Thursday, June 27, 2013

Shell Scripts

We can't deny scripting is powerful, depending on what we are supposed to do. But some people look at bash scripts as a really complex technology. Early this year, in 2013, for example, I was asked to help in a proof of concept for a specific client. The team was already working on the main tasks, but they were struggling in some validations and for an automation with the PoC files.

So, to validate the files and its contents, I wrote a couple of Java programs. But for the file automation (copy/uncompress/move to another file system - hadoop), with some extra validations, I decided to write a generic bash script on the Linux box. So, I decided to write here some really simple chunks of code to show how easy it is to use, and how it solves some issues in a simple way:

  • Before starting to write the main logic, it's necessary to define the global variables. For example:
### Set main directory
rootDir=/
targetHadoopDir=/user/jdoe/client/data/
tempDir=/home/jdoe/tmp/
        • First action is checking if a parameter was passed on the command line. If not, a message is printed, and the execution is stopped:
          ### check if there's a directory name passed as parameter
        if [ $# -ne 1 ]
        then
          echo "Need a directory as a parameter!"
          exit 1
        else
          rootDir=$1
        fi
                      • After that, it was necessary to check if a temporary directory exists. If it's there, the script is supposed to clean it up. If not, it has to create the directory. So, the call to the sub routine responsible to perform the logic described is done just by using the sub routine name:
                      ### check if a temporary directory exists
                      checkTemp
                        • And the routine has to be specified before the main logic:
                        ### check if temp directory exists, and create it or clean it
                        checkTemp() {
                          if [ -d "${tempDir}" ]
                          then
                            rm -r $tempDir
                            if [ $? -gt 0 ]
                            then
                              ### error
                              echo "Error removing directory '$tempDir'!"
                              exit 1
                            fi
                          fi
                          mkdir $tempDir
                          if [ $? -gt 0 ]
                          then
                            ### error
                            echo "Error creating temp directory '$tempDir'!"
                            exit 1
                          else
                            echo "Temp directory '$tempDir' ready to be used!"
                          fi
                        }
                                                                      • You might have noticed how simple it is to write a command and check if it ran or not. Another tip is to print the steps and comment your script. Try to be clear, since you might forget later why you were performing certain steps;
                                                                      • So, the last step on the main logic is to process the files. In fact, all the steps above were basically a preparation to process the files. So, in the main logic I called the main sub routine using the roo=t directory as a parameter:
                                                                      ### run down the directory tree and work with the filesprocessDir $rootDir 
                                                                      echo "Done!"
                                                                            •  This routine is recursive. It checks all the files under it, and calls itself if it's a directory, or processes the file if it's a file:
                                                                            ### process directory search, recursively
                                                                            processDir() {
                                                                              for file in $1/*
                                                                              do
                                                                                if [ -f "$file" ] 
                                                                                then
                                                                                  ### it's a file
                                                                                  processFile $file
                                                                                else
                                                                                  if [ -d "$file" ] 
                                                                                  then
                                                                                    ### it's a directory
                                                                                    processDir $file
                                                                                  fi
                                                                                fi
                                                                              done
                                                                            }
                                                                                                             I won't write here the whole processDir routine and all the other called sub routines, but I'll point some interesting pieces of code in it:
                                                                                                            • How to get the parameter within the sub routine:
                                                                                                            ### process each fileprocessFile() {  fileName=$1
                                                                                                                • Comparing the file name against a string:
                                                                                                                if echo $fileName | grep -q "_food_"
                                                                                                                then
                                                                                                                  prefix="f"
                                                                                                                  echo "  it's a food file!"
                                                                                                                else
                                                                                                                All the other steps are basically linux and hadoop commands to safely perform the copy.

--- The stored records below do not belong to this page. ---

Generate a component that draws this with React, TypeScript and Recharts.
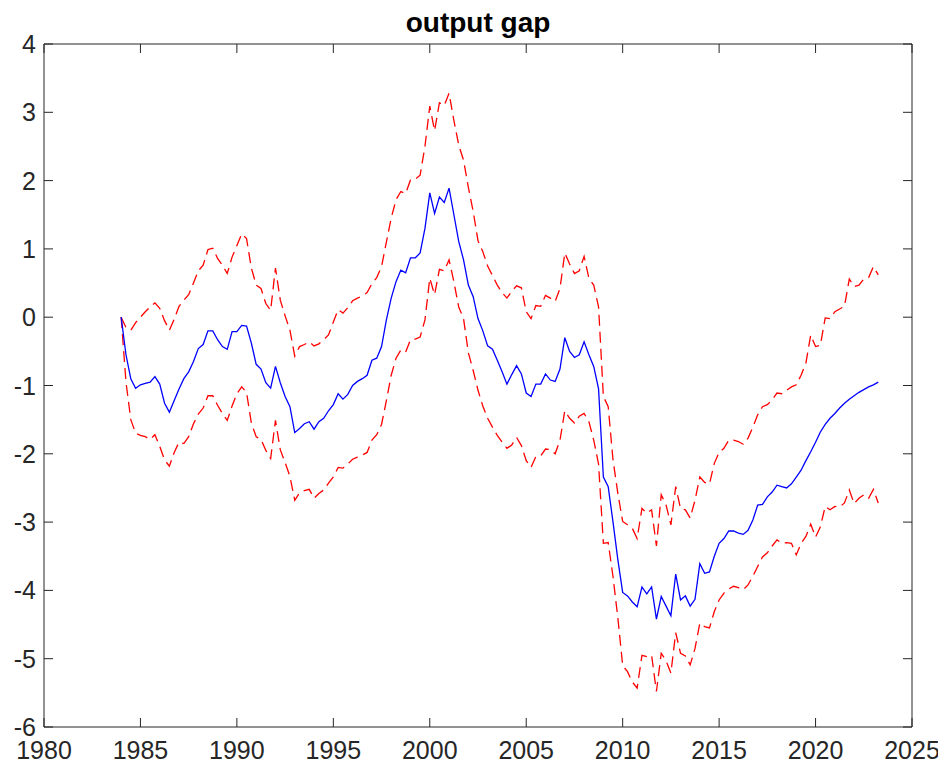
import React from 'react';
import { LineChart, Line, XAxis, YAxis } from 'recharts';

// quarterly observations starting 1984Q1
const startYear = 1984;

const center = [
  0.00, -0.55, -0.90, -1.04, -0.99, -0.97, -0.95, -0.87, -0.98, -1.26, -1.39, -1.22,
  -1.05, -0.90, -0.80, -0.65, -0.46, -0.40, -0.20, -0.20, -0.33, -0.43, -0.47, -0.21,
  -0.21, -0.12, -0.13, -0.38, -0.69, -0.76, -0.96, -1.04, -0.72, -0.96, -1.16, -1.31,
  -1.69, -1.63, -1.56, -1.53, -1.64, -1.53, -1.48, -1.37, -1.28, -1.12, -1.20, -1.13,
  -1.00, -0.94, -0.90, -0.85, -0.63, -0.60, -0.43, -0.04, 0.28, 0.52, 0.69, 0.65,
  0.87, 0.87, 0.94, 1.30, 1.82, 1.52, 1.76, 1.68, 1.89, 1.50, 1.11, 0.84,
  0.47, 0.30, -0.02, -0.20, -0.42, -0.47, -0.63, -0.80, -0.98, -0.84, -0.71, -0.83,
  -1.11, -1.16, -0.98, -0.98, -0.83, -0.92, -0.94, -0.76, -0.30, -0.50, -0.59, -0.55,
  -0.36, -0.55, -0.72, -1.05, -2.34, -2.48, -3.00, -3.55, -4.03, -4.08, -4.17, -4.24,
  -3.95, -4.05, -3.95, -4.42, -4.09, -4.23, -4.37, -3.76, -4.14, -4.08, -4.23, -4.13,
  -3.61, -3.75, -3.73, -3.50, -3.31, -3.24, -3.13, -3.13, -3.16, -3.18, -3.12, -2.97,
  -2.75, -2.74, -2.63, -2.56, -2.46, -2.48, -2.50, -2.44, -2.34, -2.24, -2.10, -1.97,
  -1.83, -1.68, -1.57, -1.48, -1.41, -1.33, -1.26, -1.20, -1.15, -1.10, -1.06, -1.02,
  -0.99, -0.95,
];

const upper = [
  0.00, -0.15, -0.19, -0.08, 0.00, 0.08, 0.15, 0.21, 0.13, -0.05, -0.19, -0.03,
  0.16, 0.25, 0.33, 0.50, 0.68, 0.76, 0.99, 1.01, 0.86, 0.76, 0.64, 0.88,
  1.05, 1.22, 1.15, 0.72, 0.47, 0.42, 0.20, 0.10, 0.72, 0.25, 0.02, -0.19,
  -0.57, -0.43, -0.40, -0.36, -0.42, -0.39, -0.33, -0.26, -0.07, 0.11, 0.06, 0.14,
  0.24, 0.28, 0.31, 0.36, 0.49, 0.58, 0.74, 1.10, 1.45, 1.72, 1.84, 1.81,
  2.01, 2.02, 2.08, 2.50, 3.09, 2.73, 3.14, 3.10, 3.28, 2.88, 2.52, 2.30,
  1.90, 1.55, 1.12, 0.96, 0.75, 0.61, 0.47, 0.36, 0.28, 0.38, 0.46, 0.43,
  0.08, -0.02, 0.17, 0.16, 0.32, 0.28, 0.23, 0.42, 0.94, 0.78, 0.64, 0.68,
  0.89, 0.57, 0.47, 0.15, -1.16, -1.31, -2.09, -2.58, -2.99, -3.04, -3.09, -3.24,
  -2.80, -2.87, -2.82, -3.35, -2.60, -2.75, -3.04, -2.48, -2.80, -2.82, -2.94, -2.68,
  -2.34, -2.42, -2.44, -2.14, -1.98, -1.92, -1.80, -1.80, -1.82, -1.86, -1.77, -1.61,
  -1.43, -1.31, -1.28, -1.21, -1.11, -1.12, -1.07, -1.02, -0.99, -0.85, -0.67, -0.26,
  -0.43, -0.41, -0.01, -0.02, 0.08, 0.12, 0.16, 0.56, 0.45, 0.47, 0.56, 0.58,
  0.74, 0.62,
];

const lower = [
  0.00, -0.95, -1.50, -1.70, -1.73, -1.75, -1.79, -1.72, -1.89, -2.09, -2.18, -1.98,
  -1.83, -1.85, -1.75, -1.56, -1.42, -1.33, -1.15, -1.15, -1.29, -1.41, -1.51, -1.30,
  -1.12, -1.02, -1.10, -1.55, -1.75, -1.79, -1.95, -2.07, -1.51, -1.94, -2.13, -2.33,
  -2.68, -2.57, -2.54, -2.52, -2.65, -2.58, -2.53, -2.43, -2.34, -2.20, -2.21, -2.15,
  -2.08, -2.05, -2.02, -1.98, -1.80, -1.72, -1.57, -1.22, -0.85, -0.60, -0.48, -0.51,
  -0.33, -0.32, -0.29, -0.04, 0.57, 0.33, 0.70, 0.68, 0.84, 0.52, 0.15, -0.02,
  -0.52, -0.78, -1.07, -1.30, -1.48, -1.61, -1.73, -1.83, -1.92, -1.87, -1.76, -1.88,
  -2.10, -2.20, -2.04, -2.03, -1.93, -1.94, -2.00, -1.80, -1.37, -1.48, -1.55, -1.45,
  -1.41, -1.53, -1.80, -2.15, -3.31, -3.30, -3.80, -4.40, -5.10, -5.19, -5.34, -5.43,
  -4.95, -4.97, -4.95, -5.48, -4.92, -5.03, -5.21, -4.62, -4.92, -4.96, -5.09, -4.85,
  -4.48, -4.53, -4.55, -4.31, -4.14, -4.04, -3.98, -3.94, -3.96, -3.99, -3.92, -3.79,
  -3.65, -3.51, -3.45, -3.35, -3.26, -3.31, -3.30, -3.31, -3.48, -3.31, -3.21, -3.03,
  -3.22, -3.07, -2.77, -2.82, -2.77, -2.78, -2.72, -2.53, -2.73, -2.65, -2.60, -2.65,
  -2.52, -2.72,
];

const xTicks = [1980, 1985, 1990, 1995, 2000, 2005, 2010, 2015, 2020, 2025];
const yTicks = [-6, -5, -4, -3, -2, -1, 0, 1, 2, 3, 4];

const data = center.map((c, i) => ({
  t: startYear + i / 4,
  center: c,
  upper: upper[i],
  lower: lower[i],
}));

const FONT = "'Liberation Sans', Arial, Helvetica, sans-serif";
const AX = '#262626';
const TICK_LEN = 9;
const LABEL_SIZE = 25;
const X_DOMAIN: [number, number] = [1980, 2025];
const Y_DOMAIN: [number, number] = [-6, 4];

const BottomTick = (props: any) => {
  const { x, y, payload } = props;
  return (
    <g>
      <line x1={x} y1={y} x2={x} y2={y - TICK_LEN} stroke={AX} strokeWidth={1} />
      <text x={x} y={y + 32} textAnchor="middle" fill={AX} fontSize={LABEL_SIZE} fontFamily={FONT}>
        {payload.value}
      </text>
    </g>
  );
};

const LeftTick = (props: any) => {
  const { x, y, payload } = props;
  return (
    <g>
      <line x1={x} y1={y} x2={x + TICK_LEN} y2={y} stroke={AX} strokeWidth={1} />
      <text x={x - 8} y={y + 9} textAnchor="end" fill={AX} fontSize={LABEL_SIZE} fontFamily={FONT}>
        {payload.value}
      </text>
    </g>
  );
};

const TopTick = (props: any) => {
  const { x, y } = props;
  return <line x1={x} y1={y} x2={x} y2={y + TICK_LEN} stroke={AX} strokeWidth={1} />;
};

const RightTick = (props: any) => {
  const { x, y } = props;
  return <line x1={x} y1={y} x2={x - TICK_LEN} y2={y} stroke={AX} strokeWidth={1} />;
};

export default function App() {
  return (
    <div style={{ position: 'relative', width: 938, height: 760, background: '#fff' }}>
      <div
        style={{
          position: 'absolute',
          top: 0,
          left: 36,
          width: 868,
          textAlign: 'center',
          fontFamily: FONT,
          fontWeight: 'bold',
          fontSize: 28,
          lineHeight: '30px',
          color: '#000',
        }}
      >
        output gap
      </div>
      <LineChart width={938} height={760} data={data} margin={{ top: 36, right: 34, bottom: 0, left: 0 }}>
        <XAxis
          xAxisId="b"
          dataKey="t"
          type="number"
          orientation="bottom"
          domain={X_DOMAIN}
          ticks={xTicks}
          interval={0}
          allowDataOverflow
          height={41}
          tickSize={0}
          tickMargin={0}
          tickLine={false}
          stroke={AX}
          tick={BottomTick}
        />
        <YAxis
          yAxisId="l"
          type="number"
          domain={Y_DOMAIN}
          ticks={yTicks}
          interval={0}
          allowDataOverflow
          width={36}
          tickSize={0}
          tickMargin={0}
          tickLine={false}
          stroke={AX}
          tick={LeftTick}
        />
        <XAxis
          xAxisId="t"
          dataKey="t"
          type="number"
          orientation="top"
          mirror
          domain={X_DOMAIN}
          ticks={xTicks}
          interval={0}
          allowDataOverflow
          tickSize={0}
          tickMargin={0}
          tickLine={false}
          stroke={AX}
          tick={TopTick}
        />
        <YAxis
          yAxisId="r"
          type="number"
          orientation="right"
          mirror
          domain={Y_DOMAIN}
          ticks={yTicks}
          interval={0}
          allowDataOverflow
          tickSize={0}
          tickMargin={0}
          tickLine={false}
          stroke={AX}
          tick={RightTick}
        />
        {/* invisible series binding the top/right frame axes */}
        <Line
          xAxisId="t"
          yAxisId="r"
          type="linear"
          dataKey="center"
          stroke="none"
          strokeOpacity={0}
          dot={false}
          activeDot={false}
          isAnimationActive={false}
        />
        <Line
          xAxisId="b"
          yAxisId="l"
          type="linear"
          dataKey="upper"
          stroke="#ff0000"
          strokeWidth={1.3}
          strokeDasharray="11 6"
          dot={false}
          isAnimationActive={false}
        />
        <Line
          xAxisId="b"
          yAxisId="l"
          type="linear"
          dataKey="lower"
          stroke="#ff0000"
          strokeWidth={1.3}
          strokeDasharray="11 6"
          dot={false}
          isAnimationActive={false}
        />
        <Line
          xAxisId="b"
          yAxisId="l"
          type="linear"
          dataKey="center"
          stroke="#0000ff"
          strokeWidth={1.3}
          dot={false}
          isAnimationActive={false}
        />
      </LineChart>
    </div>
  );
}
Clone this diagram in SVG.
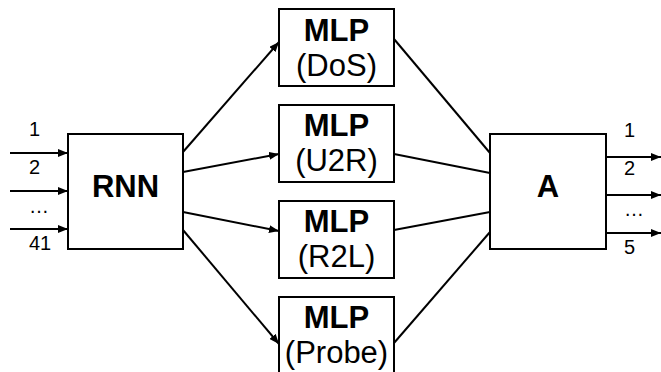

                                                                                                                After performing some tests, and adjusting some minor issues, I left it running for the whole weekend, and got the results on the following Monday. 

                                                                                                                The PoC ended up being a success, and this step on the process that could have become a huge manual task was solved with a simple bash script.

                                                                                                                So, in my opinion, if you are thinking of a solution for repetitive tasks or to orchestrate complex tasks, you should consider write a script. That can be the easiest and more efficient solution.